Pork payola probe plans protested

Normally, one expects any story about military-industrial-complex bureaucrats and hi-tech surveillance to involve the officials spying on someone else. Not today in Japan, though, as a plan seems to be afoot for defence ministry people to be tracked using GPS-enabled cellphones.

Many parents are at least considering the use of GPS phones or some other kind of tracking tech on their children, so as perhaps to know if they were kidnapped. At first sight, this might make sense for high-ranking generals or officials in possession of military secrets.

By tracking them, you'd know if they had been abducted for interrogation by agents of a foreign power, or defected perhaps. Or you might want - as with kids - to know if the naughty generals had gone somewhere forbidden (for instance, the bedroom of a notoriously attractive foreign spy. Possibly OK for older teenagers, but probably not for key generals).
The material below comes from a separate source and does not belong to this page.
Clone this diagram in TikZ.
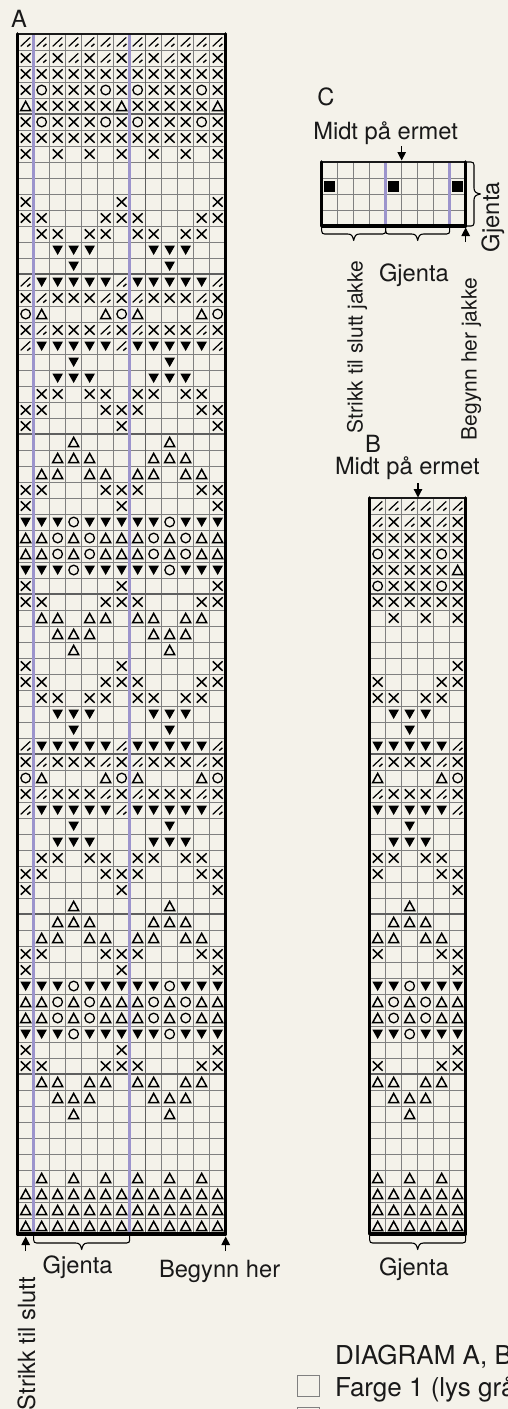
\documentclass[tikz,border=0pt]{standalone}
\usepackage{fontspec}
\setmainfont{TeX Gyre Heros}
\usetikzlibrary{arrows.meta}
\definecolor{paper}{RGB}{244,242,234}
\definecolor{stripe}{RGB}{156,148,204}
\definecolor{gridc}{RGB}{128,128,128}
\definecolor{gridh}{RGB}{95,95,95}
\newcount\colidx
\def\rowparse#1{\ifx#1\relax\else
  \if#1-\else
    \pgfmathsetmacro\px{\cx+8+16*\the\colidx}%
    \path pic at (\px,\py) {s#1};%
  \fi
  \advance\colidx by 1
  \expandafter\rowparse\fi}
% x0, y0, rows
\newcommand\chartsyms[3]{%
  \def\cx{#1}%
  \foreach \r [count=\j from 0] in {#3} {%
    \pgfmathsetmacro\py{#2+8+16*\j}%
    \colidx=0
    \expandafter\rowparse\r\relax
  }%
}
% x0, y0, cols, rows
\newcommand\chartgrid[4]{%
  \pgfmathsetmacro\xe{#1+16*#3}%
  \pgfmathsetmacro\ye{#2+16*#4}%
  \foreach \i in {1,...,#3} {\pgfmathsetmacro\qx{#1+16*\i}\draw[gridline] (\qx,#2) -- (\qx,\ye);}%
  \foreach \i in {1,...,#4} {\pgfmathsetmacro\qy{#2+16*\i}\draw[gridline] (#1,\qy) -- (\xe,\qy);}%
}
\newcommand\chartframe[4]{%
  \pgfmathsetmacro\xe{#1+16*#3}%
  \pgfmathsetmacro\ye{#2+16*#4}%
  \draw[frametop] (#1,#2) -- (\xe,#2);%
  \draw[framemain] (#1,#2) -- (#1,\ye) -- (\xe,\ye) -- (\xe,#2);%
}
\tikzset{
  gridline/.style={draw=gridc,line width=0.9pt},
  heavyline/.style={draw=gridh,line width=1.3pt},
  stripeline/.style={draw=stripe,line width=3.4pt},
  frametop/.style={draw=black!90,line width=2.8pt,line cap=round},
  framemain/.style={draw=black,line width=3.6pt,line join=round,line cap=round},
  symline/.style={draw=black,line width=1.5pt},
  sX/.pic={\draw[symline] (-4.9,-4.7) -- (4.9,4.7) (-4.9,4.7) -- (4.9,-4.7);},
  sO/.pic={\draw[draw=black,line width=1.3pt] (0,0) circle[radius=4.8];},
  sT/.pic={\draw[draw=black,line width=1.5pt,line join=miter] (-5,4.6) -- (0,-4.6) -- (5,4.6) -- cycle;},
  sV/.pic={\fill[black] (-5.3,-4.4) -- (5.3,-4.4) -- (0,5) -- cycle;},
  sS/.pic={\draw[draw=black,line width=1.2pt] (-5,4.4) -- (4.6,-4.6);\draw[draw=black,line width=1.4pt] (1.6,4.6) -- (4.8,1.8);},
  sB/.pic={\fill[black] (-5.5,-5) rectangle (5.5,6);},
  txt/.style={inner sep=0pt,outer sep=0pt,anchor=base west,text=black!90,font=\fontsize{23.7}{26}\selectfont},
  txtb/.style={inner sep=0pt,outer sep=0pt,anchor=base west,text=black!90,font=\fontsize{21}{24}\selectfont},
  txtc/.style={inner sep=0pt,outer sep=0pt,anchor=base west,text=black!90,font=\fontsize{26}{28}\selectfont},
  tick/.style={draw=black,line width=1.2pt,-{Stealth[length=8.5pt,width=8.5pt,inset=0pt]}},
  bracel/.style={draw=black,line width=1.1pt,line join=round},
  legendbox/.style={draw=gridc,line width=1pt},
  hbrace/.pic={
    \pgfmathsetmacro\bl{#1}\pgfmathsetmacro\bm{#1/2}
    \draw[bracel] (0,0) -- (0,4) .. controls (0,6) and (1,7) .. (3,7)
      -- ({\bm-6},7) .. controls ({\bm-2},7) and ({\bm-1},9) .. (\bm,13.5)
      .. controls ({\bm+1},9) and ({\bm+2},7) .. ({\bm+6},7)
      -- ({\bl-3},7) .. controls ({\bl-1},7) and (\bl,6) .. (\bl,4) -- (\bl,0);
  },
}
\begin{document}
\begin{tikzpicture}[x=1pt,y=-1pt]
\useasboundingbox (0,0) rectangle (508,1409);
\fill[paper] (0,0) rectangle (508,1409);
\clip (0,0) rectangle (508,1409);

% ---- chart A
\chartgrid{17.67}{34}{13}{75}
\foreach \k in {5,15,...,65} {\pgfmathsetmacro\qy{34+16*\k}\draw[heavyline] (17.67,\qy) -- (225.67,\qy);}
\draw[heavyline] (145.67,34) -- (145.67,1234);
\draw[stripeline] (33.67,34) -- (33.67,1234);
\draw[stripeline] (129.67,34) -- (129.67,1234);
\chartsyms{17.67}{34}{
SSSSSSSSSSSSS,XSXSXSXSXSXSX,XXXXXXXXXXXXX,XOXXXOXOXXXOX,TXXXXXTXXXXXT,XOXXXOXOXXXOX,XXXXXXXXXXXXX,X-X-X-X-X-X-X,-------------,-------------,
X-----X-----X,XX---XXX---XX,-XX-XX-XX-XX-,--VVV---VVV--,---V-----V---,SVVVVVSVVVVVS,XSXXXSXSXXXSX,OT---TOT---TO,XSXXXSXSXXXSX,SVVVVVSVVVVVS,
---V-----V---,--VVV---VVV--,-XX-XX-XX-XX-,XX---XXX---XX,X-----X-----X,---T-----T---,--TTT---TTT--,-TT-TT-TT-TT-,XX---XXX---XX,X-----X-----X,
VVVOVVVVVOVVV,TTOTOTTTOTOTT,TTOTOTTTOTOTT,VVVOVVVVVOVVV,X-----X-----X,XX---XXX---XX,-TT-TT-TT-TT-,--TTT---TTT--,---T-----T---,X-----X-----X,
XX---XXX---XX,-XX-XX-XX-XX-,--VVV---VVV--,---V-----V---,SVVVVVSVVVVVS,XSXXXSXSXXXSX,OT---TOT---TO,XSXXXSXSXXXSX,SVVVVVSVVVVVS,---V-----V---,
--VVV---VVV--,-XX-XX-XX-XX-,XX---XXX---XX,X-----X-----X,---T-----T---,--TTT---TTT--,-TT-TT-TT-TT-,XX---XXX---XX,X-----X-----X,VVVOVVVVVOVVV,
TTOTOTTTOTOTT,TTOTOTTTOTOTT,VVVOVVVVVOVVV,X-----X-----X,XX---XXX---XX,-TT-TT-TT-TT-,--TTT---TTT--,---T-----T---,-------------,-------------,
-------------,-T-T-T-T-T-T-,TTTTTTTTTTTTT,TTTTTTTTTTTTT,TTTTTTTTTTTTT}
\chartframe{17.67}{34}{13}{75}

% ---- chart B
\chartgrid{369.67}{498}{6}{46}
\foreach \k in {6,16,26,36} {\pgfmathsetmacro\qy{498+16*\k}\draw[heavyline] (369.67,\qy) -- (465.67,\qy);}
\chartsyms{369.67}{498}{
SSSSSS,SXSXSX,XXXXXX,OXXXOX,XXXXXT,OXXXOX,XXXXXX,-X-X-X,------,------,
-----X,X---XX,XX-XX-,-VVV--,--V---,VVVVVS,SXXXSX,T---TO,SXXXSX,VVVVVS,
--V---,-VVV--,XX-XX-,X---XX,-----X,--T---,-TTT--,TT-TT-,X---XX,-----X,
VVOVVV,TOTOTT,TOTOTT,VVOVVV,-----X,X---XX,TT-TT-,-TTT--,--T---,------,
------,------,T-T-T-,TTTTTT,TTTTTT,TTTTTT}
\chartframe{369.67}{498}{6}{46}

% ---- chart C
\chartgrid{321.67}{162}{9}{4}
\draw[stripeline] (385.67,162) -- (385.67,226);
\draw[stripeline] (449.67,162) -- (449.67,226);
\chartsyms{321.67}{162}{---------,B---B---B,---------,---------}
\chartframe{321.67}{162}{9}{4}

% ---- braces
\path pic at (33.67,1236) {hbrace=96};
\path pic at (369.67,1236) {hbrace=96};
\path pic at (321.67,227) {hbrace=64};
\path pic at (385.67,227) {hbrace=64};
\path pic[rotate=90] at (467,226) {hbrace=64};

% ---- arrows
\coordinate (a1s) at (25.67,1251); \coordinate (a1e) at (25.67,1236.5);
\coordinate (a2s) at (225.67,1251); \coordinate (a2e) at (225.67,1236.5);
\coordinate (c1s) at (401.67,146); \coordinate (c1e) at (401.67,160.5);
\coordinate (c2s) at (465.67,242); \coordinate (c2e) at (465.67,227.5);
\coordinate (b1s) at (418,483); \coordinate (b1e) at (418,497.5);
\draw[tick] (a1s) -- (a1e);
\draw[tick] (a2s) -- (a2e);
\draw[tick] (c1s) -- (c1e);
\draw[tick] (c2s) -- (c2e);
\draw[tick] (b1s) -- (b1e);

% ---- labels
\node[txt] (labA) at (11,27) {A};
\node[txt] (gjA) at (42.7,1273) {Gjenta};
\node[txt] (begA) at (159,1277) {Begynn her};
\node[txt,rotate=90] (strA) at (35,1410) {Strikk til slutt};
\node[txt] (labC) at (317.3,105) {C};
\node[txt] (midC) at (313.3,139) {Midt på ermet};
\node[txt] (gjC) at (379,281) {Gjenta};
\node[txt,rotate=90] (gjCr) at (499,252) {Gjenta};
\node[txtb,rotate=90] (strC) at (362.7,433) {Strikk til slutt jakke};
\node[txtb,rotate=90] (begC) at (476.7,440) {Begynn her jakke};
\node[txt] (labB) at (365,452) {B};
\node[txt] (midB) at (335,474) {Midt på ermet};
\node[txt] (gjB) at (379,1275) {Gjenta};
\node[txtc] (diag) at (335,1364) {DIAGRAM A, B};
\node[txtc] (far1) at (335,1396) {Farge 1 (lys grå};
\draw[legendbox] (297.5,1375.7) rectangle (319.3,1396.7);
\draw[legendbox] (297.5,1407.7) rectangle (319.3,1428);
\end{tikzpicture}
\end{document}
However, in Japan these don't seem to be the issues at stake. In this case, it's more a question of finding out whether defence officials have been hobnobbing overmuch with pork-hungry contractors.

It seems the former number-two official at the Tokyo defence ministry has recently admitted to running up a huge tab at Japan's notoriously expensive golf courses, compliments of a major arms contractor.

In the wake of this scandal, Defence Minister Shigeru Ishiba reportedly proposed the idea of tracking his people's whereabouts with satnav-enabled phones. This seems to have provoked a good deal of anger among the bureaucrats.

"We're not children," an unnamed official said, according to Reuters.